According to the latest Hometrack UK Cities House Price Index report, house price inflation in London has reached its lowest level in five years.
Annual growth among southern cities such as Bristol, Cambridge and Oxford has slowed from double to single digits, due to factors such as:
- Weakened demand in the face of affordability constraints
- Tax changes
- Weaker market sentiment
The rate of growth in London for April was 3.5%, down from 13% this time last year, with further slowing expected towards the end of the year.
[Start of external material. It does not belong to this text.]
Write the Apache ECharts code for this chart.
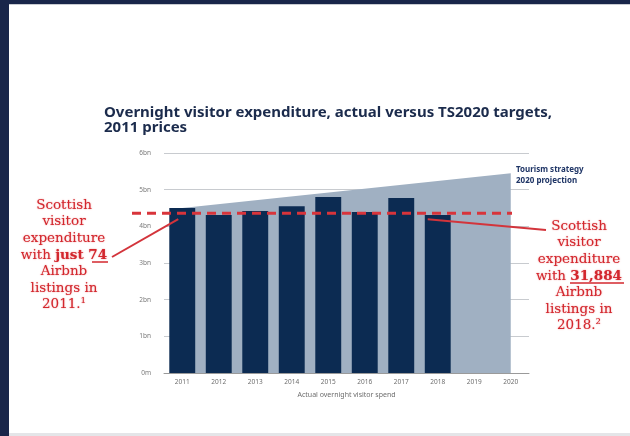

Hometrack predicted a further drop to below 3%, which is lower than the inflation figure for May, meaning that the house prices in London would result in a real terms drop in price over 2017. This would be the first time this has happened since 2011.
How does this compare to the rest of the UK?
The UK as a whole saw an average drop to 5.3%, down from 8.7% in April 2016. Certain cities in the East and West Midlands saw growth, with:
- Leicester (7.7%)
- Birmingham (7.7%)
- Nottingham (7.2%)
Manchester sits at the top of the table, with a growth of 8.4% during April, up from 6.3% last year.
Richard Donnell, Insight Director at Hometrack, , said: “A further slowdown in southern England is expected as a large number of households are being priced out of the market. Outside southern England, we anticipate prices will continue to increase over 2017 as households take advantage of record low mortgage rates and an improving economic outlook. On paper there still remains material upside for prices in the Midlands, northern England and Scotland but much depends on how market sentiment is impacted by factors such as the General Election, Brexit negotiations and rising inflation which will create a decline in real wage growth.”